Presentation Description

Background: In a primary prevention setting, Australian guidelines recommend that all adults aged 45 years and over have their 5-year cardiovascular disease (CVD) risk assessed. While recommending calculated risk assessment, the guidelines also identify clinical characteristics that indicate an individual may be deemed clinically determined high risk without further assessment. This research aims to investigate the proportion of Australians with the appropriate CVD risk factors recorded to enable absolute CVD risk assessment and the proportion that are at clinically determined high risk.

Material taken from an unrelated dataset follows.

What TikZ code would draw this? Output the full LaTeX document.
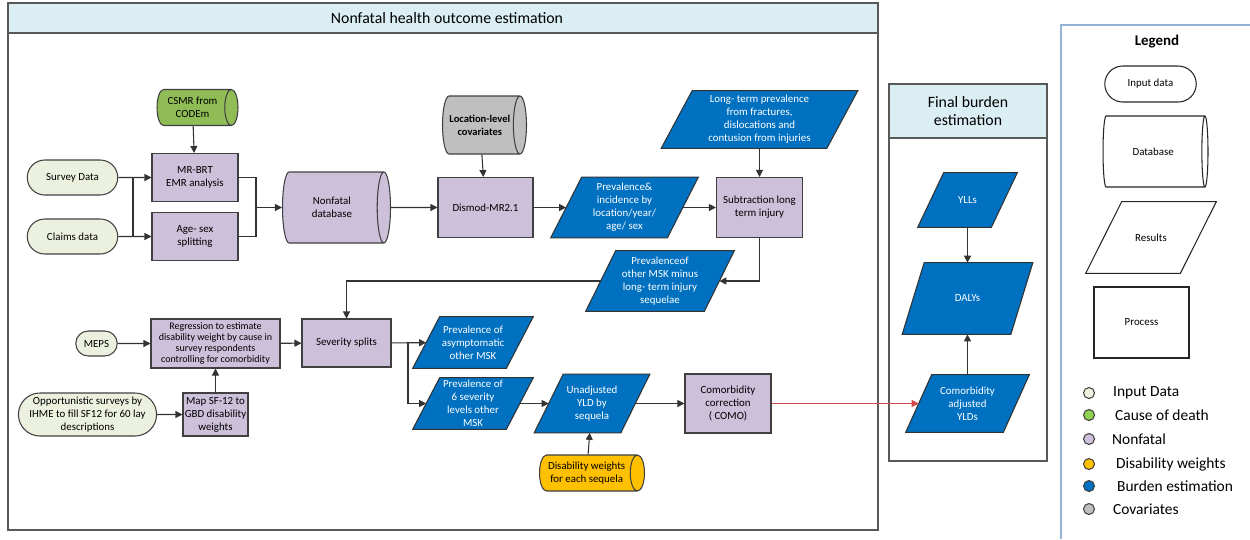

Method: MedicineInsight is a large-scale national GP data program extracting and collating longitudinal, de-identified patient health records from clinical information systems. The population was restricted to individuals; without prior CVD, aged 45-74 years, with a minimum of 3 visits in the prior 12 months (n=172,366).

Results: Of this population; 65% had a TC:HDL ratio recorded, 85% had a systolic blood pressure (SBP) measurement, and 59% had both, within an appropriate time frame. When individuals were assessed against clinically determined high risk criteria; 6% of patients had a TC greater than 7.5 mmol/L, 5.4% had a SBP above 180 mmHg and 0.3% had an eGFR of 45 mL/min or less. Diabetics with microalbuminuria, or aged 60 years and older, made up 4 and 7.3% of the population respectively. Overall, 18.5% of individuals would be classified as clinically determined high risk based on recorded data.

Discussion: A substantial proportion of eligible individuals do not have sufficient CVD risk factor data recorded to enable formal risk screening. A significant number of patients may not require a full absolute CVD risk assessment and should be automatically classified and managed as high risk.

Implications for practice:
Overall, a significant number of Australians may be at clinically determined high risk and should be automatically managed with appropriate therapy.